For instance, you may want to say, “Our product reduces or eliminates the post-sales gap, which creates faster onboarding and more renewals,” but instead you say, “Our product helps you interact with customers more often.”

While the first sentence with jargon isn’t easy to understand, it gives the team several launch pads for further research. “Post-sales gap,” “onboarding,” and “renewals” are valuable terms that expedite research. In their own time, the team can learn about these terms and how they relate to the founder’s product. The reduced version of the sentence doesn’t provide much value.

3. Make Yourself Quotable

Have a few lines prepared for the interviewer that summarize your position on a particular issue. For example, you might jot down, “Over time, customer success becomes primarily responsible for a SaaS businesses’ revenue.” If you feel strongly about a particular point, don’t be afraid to repeat it a few times. These statements not only serve as excellent material for the article, but they also create a foundation that helps your writer understand your position.

Your writer may adjust your quote to fit the content, but you’ll have the chance to make changes. Your content marketing process should include time for your review and approval.

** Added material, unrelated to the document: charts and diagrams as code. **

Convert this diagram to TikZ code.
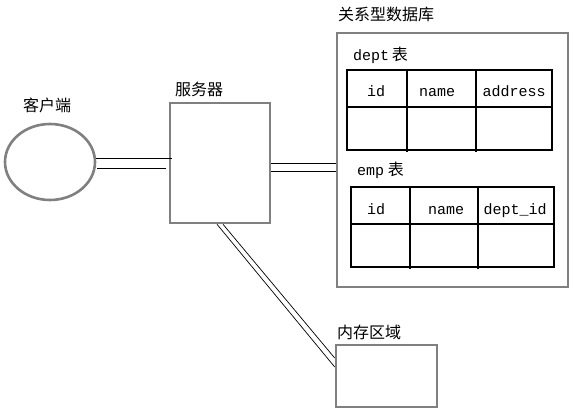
\documentclass[tikz,border=0pt]{standalone}
\usepackage{fontspec}
\setmonofont{Liberation Mono}
\newfontfamily\cjk{Noto Sans CJK SC}
\usetikzlibrary{positioning,shapes.geometric}

\tikzset{
  box/.style={draw=gray, line width=2.6pt, inner sep=0pt},
  link/.style={line width=0.7pt},
  grid/.style={line width=2.8pt},
  head/.style={font=\ttfamily\fontsize{15}{15}\selectfont, anchor=base, inner sep=0pt},
  cn/.style={font=\cjk\fontsize{16}{16}\selectfont, anchor=base west, inner sep=0pt},
}

\begin{document}
\begin{tikzpicture}[x=1pt, y=-1pt]
  \useasboundingbox (0,0) rectangle (573,414);

  % boxes
  \node[box, ellipse, minimum width=90pt, minimum height=76pt] (client) at (50,162) {};
  \node[box, minimum width=100pt, minimum height=120pt] (server) at (220,163) {};
  \node[box, minimum width=231pt, minimum height=254pt] (db) at (452.5,160) {};
  \node[box, minimum width=101pt, minimum height=62pt] (mem) at (386.5,376) {};

  % labels
  \node[cn] (clientLabel) at (23,112) {客户端};
  \node[cn] (serverLabel) at (175,96) {服务器};
  \node[cn] (dbLabel) at (338,21) {关系型数据库};
  \node[cn] (memLabel) at (337,338) {内存区域};
  \node[cn] (deptLabel) at (353,61) {{\ttfamily\fontsize{15}{15}\selectfont dept}\,表};
  \node[cn] (empLabel) at (357,176) {{\ttfamily\fontsize{15}{15}\selectfont emp} 表};

  % dept table
  \draw[grid] (347,70) rectangle (552,150);
  \draw[grid] (347,107) -- (552,107);
  \draw[grid] (407,70) -- (407,152);
  \draw[grid] (476,70) -- (476,152);
  \node[head] (deptId) at (376,97) {id};
  \node[head] (deptName) at (437,97) {name};
  \node[head] (deptAddr) at (514,97) {address};

  % emp table
  \draw[grid] (351,187) rectangle (554,267);
  \draw[grid] (351,224) -- (554,224);
  \draw[grid] (410,187) -- (410,269);
  \draw[grid] (478,187) -- (478,269);
  \node[head] (empId) at (376,215) {id};
  \node[head] (empName) at (446,215) {name};
  \node[head] (empDept) at (515,215) {dept\_id};

  % connections
  \draw[link] ([yshift=4pt]client.east) -- ([xshift=3pt,yshift=5pt]server.west);
  \draw[link] ([xshift=1pt,yshift=-6pt]client.east) -- ([xshift=-3pt,yshift=-5pt]server.west);
  \draw[link] (server.east) -- (server.east -| db.west);
  \draw[link] ([yshift=-8pt]server.east) -- ([yshift=-8pt]server.east -| db.west);
  \draw[link] ([xshift=-3pt]server.south) -- ([yshift=9pt]mem.west);
  \draw[link] ([xshift=3pt]server.south) -- ([yshift=18pt]mem.west);
\end{tikzpicture}
\end{document}
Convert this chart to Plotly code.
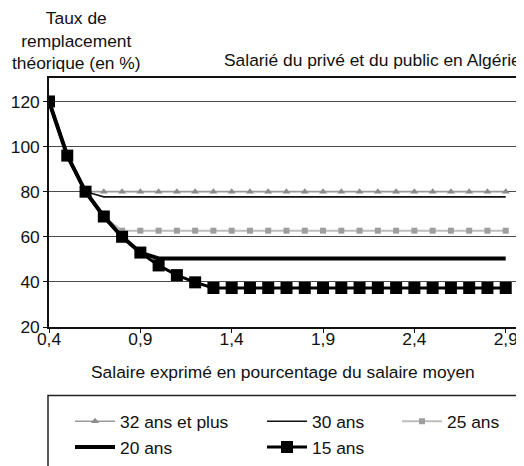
import plotly.graph_objects as go

# ---- data ----
salaire = [0.4, 0.5, 0.6, 0.7, 0.8, 0.9, 1.0, 1.1, 1.2, 1.3, 1.4, 1.5, 1.6, 1.7,
           1.8, 1.9, 2.0, 2.1, 2.2, 2.3, 2.4, 2.5, 2.6, 2.7, 2.8, 2.9]
ans32 = [120, 96, 80] + [80] * 23
ans30 = [120, 96, 80] + [77.7] * 23
ans25 = [120, 96, 80, 69] + [62.7] * 22
ans20 = [120, 96, 80, 69, 60, 53] + [50.4] * 20
ans15 = [120, 96, 80, 69, 60, 53, 47.3, 43, 39.8] + [37.3] * 17
x_ticks = [0.4, 0.9, 1.4, 1.9, 2.4, 2.9]
y_ticks = [20, 40, 60, 80, 100, 120]

FONT = "Liberation Sans, Arial, sans-serif"
FS = 17.4
TXT = "#111111"

# page body has an 8px margin: figure is drawn 8px right/down of the window corner
OFF = 8
W, H = 524 - OFF, 466 - OFF

# plot area in window pixels
PX0, PX1 = 49.0, 524.0
PY0, PY1 = 332.0, 78.0
PW, PH = PX1 - PX0, PY0 - PY1


def px(xp):
    return (xp - PX0) / PW


def py(yp):
    return (PY0 - yp) / PH


fig = go.Figure()
fig.add_trace(go.Scatter(x=salaire, y=ans32, name="32 ans et plus", mode="lines+markers",
                         line=dict(color="#9a9a9a", width=1.6),
                         marker=dict(symbol="triangle-up", size=7, color="#8a8a8a"),
                         legend="legend", legendgroup="a"))
fig.add_trace(go.Scatter(x=salaire, y=ans30, name="30 ans", mode="lines",
                         line=dict(color="#111111", width=1.6),
                         legend="legend2", legendgroup="b"))
fig.add_trace(go.Scatter(x=salaire, y=ans25, name="25 ans", mode="lines+markers",
                         line=dict(color="#bdbdbd", width=2),
                         marker=dict(symbol="square", size=6, color="#9e9e9e"),
                         legend="legend3", legendgroup="c"))
fig.add_trace(go.Scatter(x=salaire, y=ans20, name="20 ans", mode="lines",
                         line=dict(color="#000000", width=4),
                         legend="legend", legendgroup="d"))
fig.add_trace(go.Scatter(x=salaire, y=ans15, name="15 ans", mode="lines+markers",
                         line=dict(color="#000000", width=3),
                         marker=dict(symbol="square", size=12, color="#000000"),
                         legend="legend2", legendgroup="e"))

LEG_Y = py(410)


def leg(xpix):
    return dict(orientation="v", x=px(xpix), y=LEG_Y, xanchor="left", yanchor="top",
                bgcolor="rgba(0,0,0,0)", borderwidth=0, itemwidth=40,
                tracegroupgap=0, font=dict(family=FONT, size=FS, color=TXT))


fig.update_layout(
    width=W, height=H,
    margin=dict(l=PX0 - OFF, r=0, t=PY1 - OFF, b=H - (PY0 - OFF), pad=0),
    paper_bgcolor="white", plot_bgcolor="white",
    separators=", ",
    font=dict(family=FONT, size=FS, color=TXT),
    showlegend=True,
    xaxis=dict(range=[0.4, 3.0], tickvals=x_ticks, tickformat=".1f",
               showgrid=False, zeroline=False,
               showline=True, linecolor=TXT, linewidth=1.5, mirror=True,
               ticks="outside", ticklen=4, tickcolor=TXT, tickwidth=1,
               ticklabelstandoff=-9,
               tickfont=dict(family=FONT, size=FS, color=TXT)),
    yaxis=dict(range=[20, 130.4], tickvals=y_ticks,
               showgrid=True, gridcolor="#4a4a4a", gridwidth=1, zeroline=False,
               showline=True, linecolor=TXT, linewidth=1.5,
               ticks="outside", ticklen=4, tickcolor=TXT, tickwidth=1,
               tickfont=dict(family=FONT, size=FS, color=TXT)),
    legend=leg(70),
    legend2=leg(262),
    legend3=leg(397),
    shapes=[dict(type="rect", xref="paper", yref="paper",
                 x0=px(48), x1=px(540), y0=py(402), y1=py(480),
                 line=dict(color="#222222", width=1.5), fillcolor="rgba(0,0,0,0)",
                 layer="above")],
    annotations=[
        dict(text="Taux de<br>remplacement<br>théorique (en %)", xref="paper", yref="paper",
             x=px(76), y=py(40), xanchor="center", yanchor="middle", showarrow=False,
             align="center", font=dict(family=FONT, size=FS, color=TXT)),
        dict(text="Salarié du privé et du public en Algérie", xref="paper", yref="paper",
             x=px(523), y=py(60), xanchor="right", yanchor="middle", showarrow=False,
             font=dict(family=FONT, size=FS, color=TXT)),
        dict(text="Salaire exprimé en pourcentage du salaire moyen", xref="paper", yref="paper",
             x=px(283), y=py(378), xanchor="center", yanchor="middle", showarrow=False,
             font=dict(family=FONT, size=FS, color=TXT)),
    ],
)

fig.write_html("out.html")
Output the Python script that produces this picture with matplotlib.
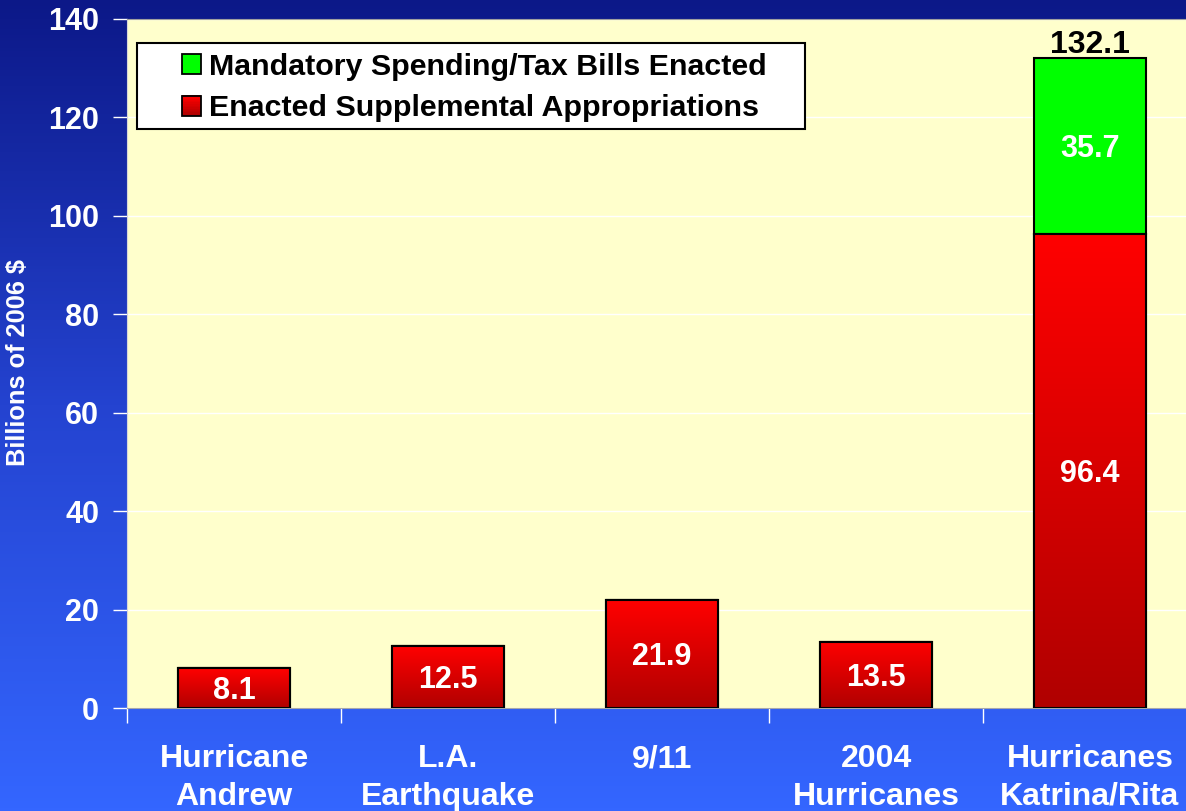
import numpy as np
import matplotlib
matplotlib.use("Agg")
import matplotlib.pyplot as plt
from matplotlib.colors import LinearSegmentedColormap
from matplotlib.patches import Patch, Rectangle

plt.rcParams['font.family'] = ['Liberation Sans', 'DejaVu Sans']
plt.rcParams['font.weight'] = 'bold'

categories = ["Hurricane\nAndrew", "L.A.\nEarthquake", "9/11", "2004\nHurricanes", "Hurricanes\nKatrina/Rita"]
supplemental = [8.1, 12.5, 21.9, 13.5, 96.4]
mandatory = [0, 0, 0, 0, 35.7]
totals_shown = {4: "132.1"}
yticks = [0, 20, 40, 60, 80, 100, 120, 140]
legend_labels = ["Mandatory Spending/Tax Bills Enacted", "Enacted Supplemental Appropriations"]

W, H = 1186, 811
fig = plt.figure(figsize=(W / 100, H / 100), dpi=100)

# background gradient
bg = fig.add_axes([0, 0, 1, 1], zorder=0)
bg_cmap = LinearSegmentedColormap.from_list("bg", ["#0c1888", "#2443d0", "#3466ff"])
grad = np.linspace(0, 1, 256).reshape(-1, 1)
bg.imshow(grad, aspect='auto', cmap=bg_cmap, extent=[0, 1, 0, 1], origin='upper')
bg.set_axis_off()

ax = fig.add_axes([127 / W, 103 / H, 1070 / W, (708 - 19) / H], zorder=1)
ax.set_facecolor("#ffffcc")

x = np.arange(len(categories))
width = 0.527
red_cmap = LinearSegmentedColormap.from_list("red", ["#b00000", "#ff0000"])

bars_red = ax.bar(x, supplemental, width, color="#ff0000", edgecolor="black", linewidth=1.5, zorder=3)
bars_green = ax.bar(x, mandatory, width, bottom=supplemental, color="#00ff00", edgecolor="black",
                    linewidth=1.5, zorder=3)

vgrad = np.linspace(0, 1, 256).reshape(-1, 1)
for b in bars_red:
    x0, w, h = b.get_x(), b.get_width(), b.get_height()
    im = ax.imshow(vgrad, aspect='auto', cmap=red_cmap, origin='lower',
                   extent=[x0, x0 + w, 0, h], zorder=3.5)
    im.set_clip_path(b)
    ax.bar(x0 + w / 2, h, w, fill=False, edgecolor="black", linewidth=1.5, zorder=4)

ax.set_xlim(-0.5, 4.5)
ax.set_ylim(0, 140)
ax.set_yticks(yticks)
ax.set_yticklabels([str(t) for t in yticks], color="white", fontsize=22, fontweight='bold')
ax.tick_params(axis='y', direction='out', length=10, width=1, color="white", pad=10)
ax.yaxis.grid(True, color="white", linewidth=1)
ax.set_axisbelow(True)

ax.set_xticks(x)
ax.set_xticklabels(categories, color="white", fontsize=23, fontweight='bold', linespacing=1.33)
ax.tick_params(axis='x', which='major', length=0, pad=26)
ax.set_xticks(np.arange(-0.5, 5, 1.0), minor=True)
ax.tick_params(axis='x', which='minor', direction='out', length=11, width=1, color="white")

ax.spines["left"].set_color("#d8d8d8")
ax.spines["bottom"].set_color("#a8a8a8")
ax.spines["top"].set_color("#a0a0a0")
ax.spines["right"].set_visible(False)

# value labels
for i, v in enumerate(supplemental):
    ax.annotate(f"{v}", (x[i], v / 2), xytext=(0, -2), textcoords='offset points', ha='center', va='center',
                color='white', fontsize=22, fontweight='bold', zorder=6)
for i, v in enumerate(mandatory):
    if v > 0:
        ax.annotate(f"{v}", (x[i], supplemental[i] + v / 2), xytext=(0, -2), textcoords='offset points',
                    ha='center', va='center', color='white', fontsize=22, fontweight='bold', zorder=6)
for i, s in totals_shown.items():
    ax.annotate(s, (x[i], supplemental[i] + mandatory[i]), xytext=(0, 9.5), textcoords='offset points',
                ha='center', va='center', color='black', fontsize=23, fontweight='bold', zorder=6,
                annotation_clip=False)

fig.text(18 / W, 1 - 363 / H, "Billions of 2006 $", rotation=90, ha='center', va='center',
         color='white', fontsize=18.3, fontweight='bold', zorder=5)


class GradHandler:
    def __init__(self, cmap=None, color=None):
        self.cmap = cmap
        self.color = color

    def legend_artist(self, legend, orig_handle, fontsize, handlebox):
        x0, y0 = -handlebox.xdescent, -handlebox.ydescent
        w, h = handlebox.width, handlebox.height
        tr = handlebox.get_transform()
        if self.cmap is not None:
            n = 12
            for i in range(n):
                r = Rectangle([x0, y0 + h * i / n], w, h / n + 0.4, facecolor=self.cmap(i / (n - 1)),
                              edgecolor='none', transform=tr)
                handlebox.add_artist(r)
            fc = 'none'
        else:
            fc = self.color
        border = Rectangle([x0, y0], w, h, facecolor=fc, edgecolor='black', lw=1.3, transform=tr)
        handlebox.add_artist(border)
        return border


h_green = Patch(facecolor="#00ff00")
h_red = Patch(facecolor="#ff0000")
leg = ax.legend([h_green, h_red], legend_labels, loc='upper left',
                bbox_to_anchor=(182 / W, 1 - 53 / H), bbox_transform=fig.transFigure,
                fontsize=21.85, frameon=False, borderpad=0, handlelength=0.64, handleheight=0.64,
                handletextpad=0.25, labelspacing=0.44, borderaxespad=0,
                handler_map={h_green: GradHandler(color="#00ff00"), h_red: GradHandler(cmap=red_cmap)})
for t in leg.get_texts():
    t.set_fontweight('bold')
leg.set_zorder(8)

box = Rectangle((137 / W, 1 - 129 / H), 668 / W, 86 / H, transform=fig.transFigure, facecolor='white',
                edgecolor='black', linewidth=1.5, zorder=7, clip_on=False)
ax.add_patch(box)

fig.savefig("out.png", dpi=100)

When you’re ready to work with a content team, keep our checklist handy to help you serve as a subject-matter expert.

Going Forward

Without a doubt, content marketing is one of the most effective ways to grow your business, but it takes time. Each piece of content written for your website isn’t created in a vacuum. If you stick with the same content team, they will produce better content over time and require less involvement from your end.